I’m a bit of a coffee addict. At my local Dunn Brothers coffee shop, they know which breakfast sandwich I like right down to the Swiss cheese and that I’m a fan of light roast. They also know I arrive around 6 a.m. with a look that says, “Help me — I need caffeine right now.”

It’s not that I’m drowsy. It takes a few cups before I’m in full work performance mode. That’s why it surprised me so much when I backed out of a parking spot after being fully caffeinated, wide awake for hours, and ready to tackle the rest of the morning without looking as much as usual for cross-traffic. Honestly, I’ve become a hypervigilant driver. I usually look once, then twice, then a third time just to be on the safe side.

I think even the car itself was surprised when I didn’t look as thoroughly. Fortunately, I was driving a 2017 VW Passat, the model with a V6 engine with the technology package that costs $ 29,295 (the base price is $ 22,440). New sensors that are constantly looking all around the vehicle noticed a passing car, driving way too fast behind me from left to right. An audible alarm sounded, I pressed the brakes, and everyone was fine. No harm, no foul.

Yet it was irritating — not because the car failed to do its job, but because we’re not living in an age of AI and connected cars. For now, these sensors — which you can see visually in the touchscreen display when something comes too close to the car, represented as radiating pulses similar to the Wi-Fi radio icon you see on a Windows 10 laptop — are one-directional. They see an object, you get a warning. In the near future, a car like the Passat would have already known there was another car in the Dunn Brothers parking lot.

Here’s how the AI would have helped. At least a block away, sensors in the parking lot would identify the car and start tracking it. This is not a privacy issue. It’s like tracking a car today when you pull up to a stoplight (the pads built into the road), just with more intelligence. The AI will track every car’s location in real time. If that junky old Malibu that almost hit me started accelerating close to the Passat, I’d know about it long before I had to start braking.

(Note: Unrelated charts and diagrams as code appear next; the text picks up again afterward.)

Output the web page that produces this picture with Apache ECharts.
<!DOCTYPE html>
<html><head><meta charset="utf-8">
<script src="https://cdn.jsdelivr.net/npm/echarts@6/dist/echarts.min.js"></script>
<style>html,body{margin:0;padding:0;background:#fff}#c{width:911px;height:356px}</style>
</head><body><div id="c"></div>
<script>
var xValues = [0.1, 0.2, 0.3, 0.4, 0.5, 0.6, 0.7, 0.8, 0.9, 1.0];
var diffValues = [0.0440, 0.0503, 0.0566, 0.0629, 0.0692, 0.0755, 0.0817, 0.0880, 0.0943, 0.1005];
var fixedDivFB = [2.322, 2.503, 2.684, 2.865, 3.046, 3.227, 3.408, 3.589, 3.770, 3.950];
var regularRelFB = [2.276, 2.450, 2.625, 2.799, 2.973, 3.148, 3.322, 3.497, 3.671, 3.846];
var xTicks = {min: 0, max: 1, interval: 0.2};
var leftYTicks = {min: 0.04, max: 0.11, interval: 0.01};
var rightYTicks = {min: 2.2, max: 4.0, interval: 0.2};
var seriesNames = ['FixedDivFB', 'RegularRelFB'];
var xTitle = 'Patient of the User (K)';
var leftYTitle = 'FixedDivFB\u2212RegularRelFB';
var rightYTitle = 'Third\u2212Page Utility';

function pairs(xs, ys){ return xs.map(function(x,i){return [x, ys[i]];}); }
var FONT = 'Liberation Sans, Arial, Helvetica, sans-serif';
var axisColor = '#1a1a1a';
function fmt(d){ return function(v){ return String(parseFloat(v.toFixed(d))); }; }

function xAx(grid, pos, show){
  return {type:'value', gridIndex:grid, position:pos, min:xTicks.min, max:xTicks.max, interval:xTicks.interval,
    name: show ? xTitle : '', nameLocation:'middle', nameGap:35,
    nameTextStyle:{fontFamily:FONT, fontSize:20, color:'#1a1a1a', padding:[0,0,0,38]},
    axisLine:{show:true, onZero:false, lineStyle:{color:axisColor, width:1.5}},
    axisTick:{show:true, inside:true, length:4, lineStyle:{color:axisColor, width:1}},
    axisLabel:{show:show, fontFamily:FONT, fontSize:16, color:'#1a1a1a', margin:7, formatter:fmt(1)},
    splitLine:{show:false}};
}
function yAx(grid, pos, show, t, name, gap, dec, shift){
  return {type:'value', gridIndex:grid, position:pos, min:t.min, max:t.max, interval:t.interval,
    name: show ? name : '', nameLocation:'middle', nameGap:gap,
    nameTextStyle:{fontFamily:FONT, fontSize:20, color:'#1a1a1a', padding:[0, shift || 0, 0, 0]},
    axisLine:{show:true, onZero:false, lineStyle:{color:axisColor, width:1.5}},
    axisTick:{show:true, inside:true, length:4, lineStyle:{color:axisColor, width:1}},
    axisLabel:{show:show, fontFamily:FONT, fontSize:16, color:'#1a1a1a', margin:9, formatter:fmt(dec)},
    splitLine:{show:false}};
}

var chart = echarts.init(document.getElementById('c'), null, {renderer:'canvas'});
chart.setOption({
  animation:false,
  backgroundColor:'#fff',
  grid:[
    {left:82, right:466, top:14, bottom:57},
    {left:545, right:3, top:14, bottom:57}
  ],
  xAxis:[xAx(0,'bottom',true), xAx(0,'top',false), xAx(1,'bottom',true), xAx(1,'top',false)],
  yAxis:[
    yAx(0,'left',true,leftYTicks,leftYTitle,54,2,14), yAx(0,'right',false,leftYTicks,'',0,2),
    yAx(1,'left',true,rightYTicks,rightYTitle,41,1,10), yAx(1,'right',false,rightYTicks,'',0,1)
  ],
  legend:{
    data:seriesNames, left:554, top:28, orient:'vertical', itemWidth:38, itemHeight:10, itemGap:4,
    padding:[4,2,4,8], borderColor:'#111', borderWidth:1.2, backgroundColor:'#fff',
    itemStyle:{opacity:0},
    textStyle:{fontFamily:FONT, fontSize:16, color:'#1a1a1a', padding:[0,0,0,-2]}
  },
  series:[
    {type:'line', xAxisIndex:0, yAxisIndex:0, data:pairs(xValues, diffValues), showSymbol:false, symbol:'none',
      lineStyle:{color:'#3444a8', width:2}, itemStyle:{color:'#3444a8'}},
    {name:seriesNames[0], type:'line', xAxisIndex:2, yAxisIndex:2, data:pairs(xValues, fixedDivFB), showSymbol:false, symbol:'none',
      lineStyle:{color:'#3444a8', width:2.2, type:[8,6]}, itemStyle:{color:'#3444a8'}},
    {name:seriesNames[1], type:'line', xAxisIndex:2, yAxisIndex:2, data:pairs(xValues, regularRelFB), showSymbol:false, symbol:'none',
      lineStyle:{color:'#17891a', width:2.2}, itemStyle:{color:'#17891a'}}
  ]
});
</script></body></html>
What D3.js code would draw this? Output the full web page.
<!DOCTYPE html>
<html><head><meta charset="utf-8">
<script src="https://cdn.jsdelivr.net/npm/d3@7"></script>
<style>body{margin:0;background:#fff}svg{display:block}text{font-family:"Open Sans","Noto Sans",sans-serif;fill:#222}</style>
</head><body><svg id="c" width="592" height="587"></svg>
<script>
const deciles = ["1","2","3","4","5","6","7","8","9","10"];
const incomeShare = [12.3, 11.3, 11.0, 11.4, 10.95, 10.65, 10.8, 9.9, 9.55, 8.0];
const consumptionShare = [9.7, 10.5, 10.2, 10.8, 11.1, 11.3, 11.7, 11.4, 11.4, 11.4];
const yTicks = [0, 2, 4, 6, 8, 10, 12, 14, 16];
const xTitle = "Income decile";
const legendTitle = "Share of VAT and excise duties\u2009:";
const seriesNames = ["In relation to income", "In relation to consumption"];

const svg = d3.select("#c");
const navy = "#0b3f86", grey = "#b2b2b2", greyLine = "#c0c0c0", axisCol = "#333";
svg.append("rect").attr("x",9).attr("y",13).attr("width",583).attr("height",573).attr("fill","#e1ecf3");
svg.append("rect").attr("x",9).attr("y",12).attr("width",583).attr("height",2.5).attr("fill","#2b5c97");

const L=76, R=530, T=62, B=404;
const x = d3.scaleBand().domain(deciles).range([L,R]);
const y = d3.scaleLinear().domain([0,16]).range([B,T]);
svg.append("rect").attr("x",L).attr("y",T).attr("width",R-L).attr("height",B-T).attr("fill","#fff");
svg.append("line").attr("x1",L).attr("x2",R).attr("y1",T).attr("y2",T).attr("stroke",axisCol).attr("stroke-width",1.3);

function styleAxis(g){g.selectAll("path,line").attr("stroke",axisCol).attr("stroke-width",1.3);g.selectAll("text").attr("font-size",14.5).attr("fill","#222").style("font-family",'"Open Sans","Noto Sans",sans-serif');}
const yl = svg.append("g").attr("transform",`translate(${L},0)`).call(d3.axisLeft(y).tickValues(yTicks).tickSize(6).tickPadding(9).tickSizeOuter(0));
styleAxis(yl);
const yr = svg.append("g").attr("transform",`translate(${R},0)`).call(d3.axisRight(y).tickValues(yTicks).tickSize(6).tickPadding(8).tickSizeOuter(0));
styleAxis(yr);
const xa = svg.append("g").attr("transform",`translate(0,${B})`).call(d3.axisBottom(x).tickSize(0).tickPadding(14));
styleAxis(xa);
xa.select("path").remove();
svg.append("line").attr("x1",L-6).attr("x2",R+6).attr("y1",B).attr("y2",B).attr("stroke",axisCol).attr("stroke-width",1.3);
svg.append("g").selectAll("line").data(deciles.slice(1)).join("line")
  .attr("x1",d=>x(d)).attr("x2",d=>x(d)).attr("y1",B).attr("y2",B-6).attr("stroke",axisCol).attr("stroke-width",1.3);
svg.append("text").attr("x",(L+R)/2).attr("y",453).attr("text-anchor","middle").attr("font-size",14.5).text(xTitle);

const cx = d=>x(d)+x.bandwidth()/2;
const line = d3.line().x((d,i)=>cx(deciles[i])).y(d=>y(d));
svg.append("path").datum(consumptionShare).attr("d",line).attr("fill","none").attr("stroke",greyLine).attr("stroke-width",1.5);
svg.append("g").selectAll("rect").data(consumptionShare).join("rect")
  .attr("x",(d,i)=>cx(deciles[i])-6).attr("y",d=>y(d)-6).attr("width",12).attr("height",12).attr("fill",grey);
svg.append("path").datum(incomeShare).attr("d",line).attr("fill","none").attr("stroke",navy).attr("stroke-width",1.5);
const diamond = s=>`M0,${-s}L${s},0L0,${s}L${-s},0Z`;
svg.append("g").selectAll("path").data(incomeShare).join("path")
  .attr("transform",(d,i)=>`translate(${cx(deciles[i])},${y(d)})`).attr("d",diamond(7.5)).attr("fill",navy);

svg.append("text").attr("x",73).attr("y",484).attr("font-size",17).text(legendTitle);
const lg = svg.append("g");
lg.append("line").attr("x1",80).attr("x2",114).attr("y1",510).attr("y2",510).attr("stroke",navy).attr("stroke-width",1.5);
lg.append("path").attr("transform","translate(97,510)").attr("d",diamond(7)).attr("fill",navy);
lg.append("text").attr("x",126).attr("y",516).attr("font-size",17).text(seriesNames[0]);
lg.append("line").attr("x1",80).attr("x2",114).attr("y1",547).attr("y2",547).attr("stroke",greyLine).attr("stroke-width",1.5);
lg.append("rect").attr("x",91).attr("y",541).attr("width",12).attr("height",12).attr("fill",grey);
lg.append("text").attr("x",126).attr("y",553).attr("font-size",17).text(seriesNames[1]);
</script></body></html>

The next steps after this are even more interesting. Someday, automated cars will brake and accelerate in perfect unison. The Malibu would not have this tech unless someone added it as an aftermarket kit. That’s not impossible at all, considering there are devices like the Navdy that already provide services like text-to-speech and navigation for older cars. We need to reach the point where cars don’t even need sensors that alert you to other cars, because the other car would slow down automatically. I’d pull out because the AI would determine that I had the right of way based on the fact that the AI in the other car made it drive at a sane speed.

Multiply this scenario out to every parking lot, every intersection, highways all over the world. It’s not autonomous driving that will prevent accidents. It’s not even the sensors in the car, or the pedestrian detection, or the adaptive cruise control. It’s an AI that knows the location of every car and truck and can optimize traffic, instruct the local AI in each car to adjust speeds, and create a vast car network that runs as smoothly as a fine-tuned network server.

Don’t laugh at that too much — yes, servers still crash. But the intelligence in a car network, aided perhaps by a human agent in a car traffic control center, will definitely reduce fender-benders in parking lots and help tremendously on the highway.

My hope is that this scenario becomes a reality soon. I’ve become a little impatient about progress lately, although I appreciate the fact that the Passat saved me from an accident.